Faltando poucos dias para o referendo, as campanhas adotam um clima cada vez mais tenso, com mentiras apontadas pelos dois lados. Em um incidente, uma parlamentar a favor da permanência, chamada Jo Cox, é baleada e não resiste aos ferimentos. Segundo testemunhas, um homem atacou ela com uma faca antes do disparo e teria gritado "Britain first" (Reino Unido em primeiro lugar), fazendo referência a um partido de extrema-direita.
Em um momento de reflexão pessoal, o líder da campanha pela permanência na UE entende como, na verdade, eles perderam a disputa há anos, dizendo como todos no Reino Unido sempre culpavam a Europa e os imigrantes quando era conveniente. Ele chega a se encontrar com Cummings e afirma que o rival instigou a população a se rebelar, mas o estrategista rebate afirmando que apenas deu voz ao público. Pouco depois, a votação acontece, e o “vote leave” vence por uma pequena margem.
(Dominic Cummings no julgamento.| Imagem: Channel 4)
No final do longa, Dominic Cummings aparece em um julgamento sobre as estratégias utilizadas na campanha de anos atrás. Abatido, ele admite que as coisas não ocorreram como imaginava, mas culpa os políticos e afirma que o sistema do ocidente é falho como um todo.

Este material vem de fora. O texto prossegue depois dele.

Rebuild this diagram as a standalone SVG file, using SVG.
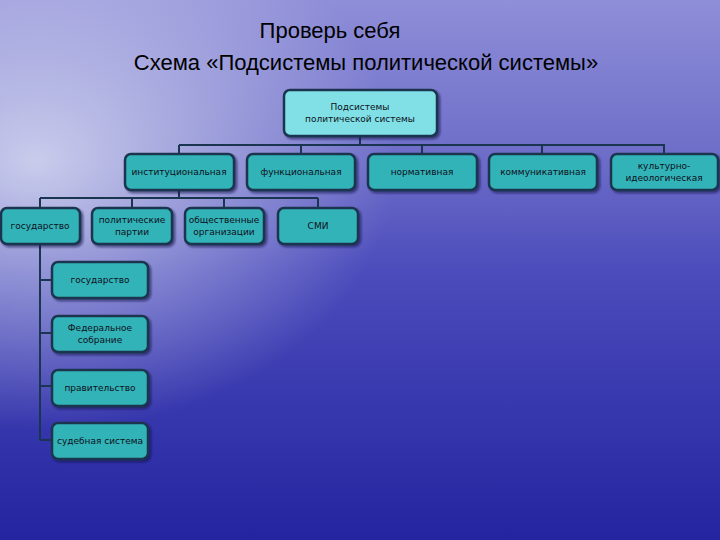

A todo momento, Cummings e sua equipe apenas se preocuparam em buscar seus fins sem se importar com os meios. Logo, se utilizaram da manipulação de informações na internet para criar a imagem de um monstro em volta da União Europeia, criando incerteza e medo na população, convencida de que o Reino Unido precisava se libertar. Assim como no Brasil, onde o atual governo se beneficiou de fake news para chegar ao poder e mantê-lo, o filme mostra como o fluxo de notícias na mídia pode ser forte a ponto de decidir o rumo de uma nação inteira.